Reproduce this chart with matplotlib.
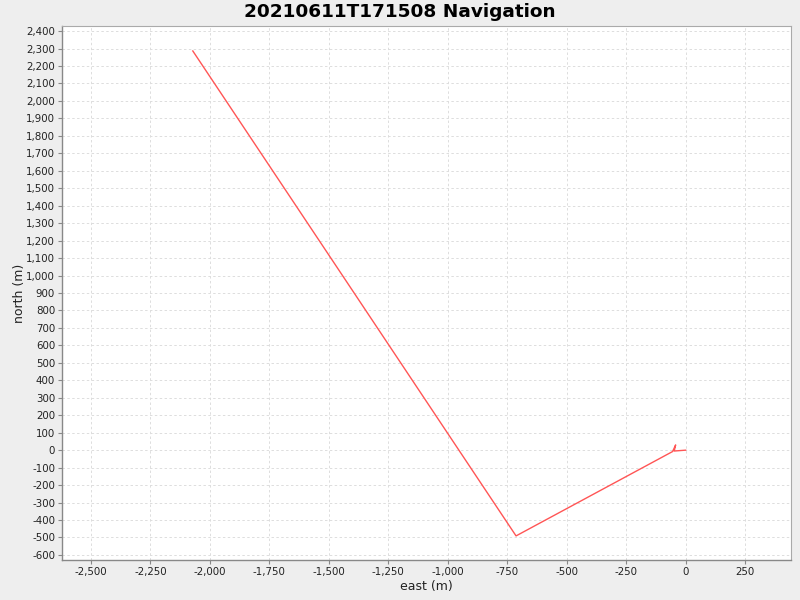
import matplotlib
matplotlib.use("Agg")
import matplotlib.pyplot as plt
from matplotlib.ticker import MultipleLocator, FuncFormatter

# Navigation track (east, north) in metres
east = [0, -48, -42, -55, -713, -2072]
north = [0, -5, 30, -8, -491, 2286]

title = "20210611T171508 Navigation"
x_label = "east (m)"
y_label = "north (m)"

plt.rcParams['font.family'] = ['DejaVu Sans']

fig = plt.figure(figsize=(8, 6), dpi=100, facecolor="#EEEEEE")
ax = fig.add_axes([62 / 800, 1 - 560 / 600, (791 - 62) / 800, (560 - 26) / 600])
ax.set_facecolor("white")

ax.plot(east, north, color="#FF5555", linewidth=1.0)

ax.set_xlim(-2622, 443)
ax.set_ylim(-629, 2429)
ax.xaxis.set_major_locator(MultipleLocator(250))
ax.yaxis.set_major_locator(MultipleLocator(100))
comma = FuncFormatter(lambda v, pos: f"{int(round(v)):,}")
ax.xaxis.set_major_formatter(comma)
ax.yaxis.set_major_formatter(comma)

ax.grid(True, color="#DDDDDD", linestyle=(0, (2.5, 2.5)), linewidth=0.7)
ax.set_axisbelow(True)

for side in ["top", "right"]:
    ax.spines[side].set_color("#AAAAAA")
    ax.spines[side].set_linewidth(0.8)
for side in ["left", "bottom"]:
    ax.spines[side].set_color("#888888")
    ax.spines[side].set_linewidth(1.0)

ax.tick_params(axis="both", direction="out", length=3, width=0.8,
               color="#888888", labelsize=7.4, labelcolor="#222222", pad=2)

ax.set_xlabel(x_label, fontsize=9, color="#222222", labelpad=2)
ax.set_ylabel(y_label, fontsize=9, color="#222222", labelpad=0)

fig.text(0.5, 1 - 12 / 600, title, ha="center", va="center",
         fontsize=13.3, fontweight="bold", color="black")

fig.savefig("out.png", dpi=100, facecolor=fig.get_facecolor())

## [Task objective]
Retype the data above exactly; pictures are not part of the copy.

## [Exercise result]
Reproduce this chart with matplotlib.
import matplotlib
matplotlib.use("Agg")
import matplotlib.pyplot as plt
from matplotlib.ticker import MultipleLocator, FuncFormatter

# Navigation track (east, north) in metres
east = [0, -48, -42, -55, -713, -2072]
north = [0, -5, 30, -8, -491, 2286]

title = "20210611T171508 Navigation"
x_label = "east (m)"
y_label = "north (m)"

plt.rcParams['font.family'] = ['DejaVu Sans']

fig = plt.figure(figsize=(8, 6), dpi=100, facecolor="#EEEEEE")
ax = fig.add_axes([62 / 800, 1 - 560 / 600, (791 - 62) / 800, (560 - 26) / 600])
ax.set_facecolor("white")

ax.plot(east, north, color="#FF5555", linewidth=1.0)

ax.set_xlim(-2622, 443)
ax.set_ylim(-629, 2429)
ax.xaxis.set_major_locator(MultipleLocator(250))
ax.yaxis.set_major_locator(MultipleLocator(100))
comma = FuncFormatter(lambda v, pos: f"{int(round(v)):,}")
ax.xaxis.set_major_formatter(comma)
ax.yaxis.set_major_formatter(comma)

ax.grid(True, color="#DDDDDD", linestyle=(0, (2.5, 2.5)), linewidth=0.7)
ax.set_axisbelow(True)

for side in ["top", "right"]:
    ax.spines[side].set_color("#AAAAAA")
    ax.spines[side].set_linewidth(0.8)
for side in ["left", "bottom"]:
    ax.spines[side].set_color("#888888")
    ax.spines[side].set_linewidth(1.0)

ax.tick_params(axis="both", direction="out", length=3, width=0.8,
               color="#888888", labelsize=7.4, labelcolor="#222222", pad=2)

ax.set_xlabel(x_label, fontsize=9, color="#222222", labelpad=2)
ax.set_ylabel(y_label, fontsize=9, color="#222222", labelpad=0)

fig.text(0.5, 1 - 12 / 600, title, ha="center", va="center",
         fontsize=13.3, fontweight="bold", color="black")

fig.savefig("out.png", dpi=100, facecolor=fig.get_facecolor())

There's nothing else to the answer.